Abstact

Xylanases play a crucial role in xylan degradation by cleaving its backbone and releasing xylooligosaccharides (XOSs) or xylose, which are compounds widely used in the food, paper, feed, and fuel industries. A xylanase from Thermoascus crustaceus (TcrXyn10A) exhibits high activity suitable for industrial use when expressed in Pichia pastoris; however, the high cost of this enzyme precludes its economic use. To improve economic feasibility, we expressed TcrXyn10A in Escherichia coli with a level of >30 mg per liter of culture, and the enzyme displayed optimal hydrolytic activity against beechwood xylan at pH 5.0 and 50-60 °C with a specific activity of 525.8 U/mg.

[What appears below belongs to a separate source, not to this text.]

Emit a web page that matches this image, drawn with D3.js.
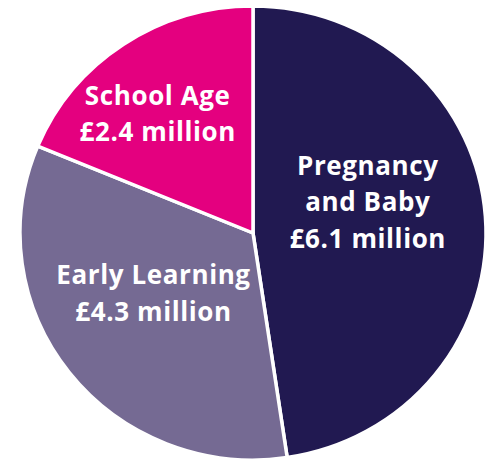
<!doctype HTML>
<html>
<head>
    <script src="https://d3js.org/d3.v7.min.js"></script>
    <style>
        body { margin: 0; background: #fff; }
    </style>
</head>
<body>
<script>

    // chart data
    var categories = ["Pregnancy and Baby", "Early Learning", "School Age"];
    var values = [6.1, 4.3, 2.4];
    var labelLines = [["Pregnancy", "and Baby", "£6.1 million"],
                      ["Early Learning", "£4.3 million"],
                      ["School Age", "£2.4 million"]];
    var colors = ["#211951", "#756a93", "#e4007f"];

    var width = 491, height = 460;
    var cx = 253, cy = 233, rx = 233, ry = 227;

    var svg = d3.select("body")
        .append("svg")
        .attr("width", width)
        .attr("height", height);

    var data = categories.map(function(c, i) {
        return {name: c, value: values[i], lines: labelLines[i], color: colors[i]};
    });

    var pie = d3.pie()
        .sort(null)
        .value(function(d) { return d.value; });

    var arc = d3.arc()
        .innerRadius(0)
        .outerRadius(rx);

    // pie is slightly squashed vertically in the original
    var g = svg.append("g")
        .attr("transform", "translate(" + cx + "," + cy + ")");

    g.append("g")
        .attr("transform", "scale(1," + (ry / rx) + ")")
        .selectAll("path")
        .data(pie(data))
        .enter().append("path")
        .attr("d", arc)
        .attr("fill", function(d) { return d.data.color; })
        .attr("stroke", "#fff")
        .attr("stroke-width", 3.5)
        .attr("stroke-linejoin", "miter");

    var labelArc = d3.arc()
        .innerRadius(rx * 0.52)
        .outerRadius(rx * 0.52);

    // nudges so the text blocks sit where they do in the source
    var nudge = [[-6, -22], [-4, -12], [-28, -21]];
    var lineH = 36.5;

    var labels = g.selectAll(".lbl")
        .data(pie(data))
        .enter().append("text")
        .attr("class", "lbl")
        .attr("text-anchor", "middle")
        .attr("fill", "#fff")
        .attr("font-family", "'Open Sans', sans-serif")
        .attr("font-weight", "bold")
        .attr("font-size", "26px")
        .attr("letter-spacing", "0.6px")
        .attr("transform", function(d, i) {
            var c = labelArc.centroid(d);
            return "translate(" + (c[0] + nudge[i][0]) + "," + (c[1] * ry / rx + nudge[i][1]) + ")";
        });

    labels.selectAll("tspan")
        .data(function(d) { return d.data.lines; })
        .enter().append("tspan")
        .attr("x", 0)
        .attr("y", function(d, i, nodes) {
            var n = nodes.length;
            return (i - (n - 1) / 2) * lineH + 9;
        })
        .text(function(d) { return d; });

</script>
</body>
</html>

The crystal structure of TcrXyn10A was determined at 2.1 Å resolution, revealing that Trp300 in the β8-α13 loop adopts a distinct conformation from that in homologous GH10 xylanases. TcrXyn10A expressed in E. coli did not form a disulfide bond between Cys280 and Cys286, which may have contributed to its different enzymatic properties from those of TcrXyn10A expressed in P. pastoris. TcrXyn10A expressed in E. coli efficiently produced XOSs from xylan extracted from agricultural byproducts, including corncobs and perilla stalks, suggesting its potential for industrial applications. These findings expand our knowledge of the molecular properties of TcrXyn10A and provide insights into its potential industrial use in biomass degradation.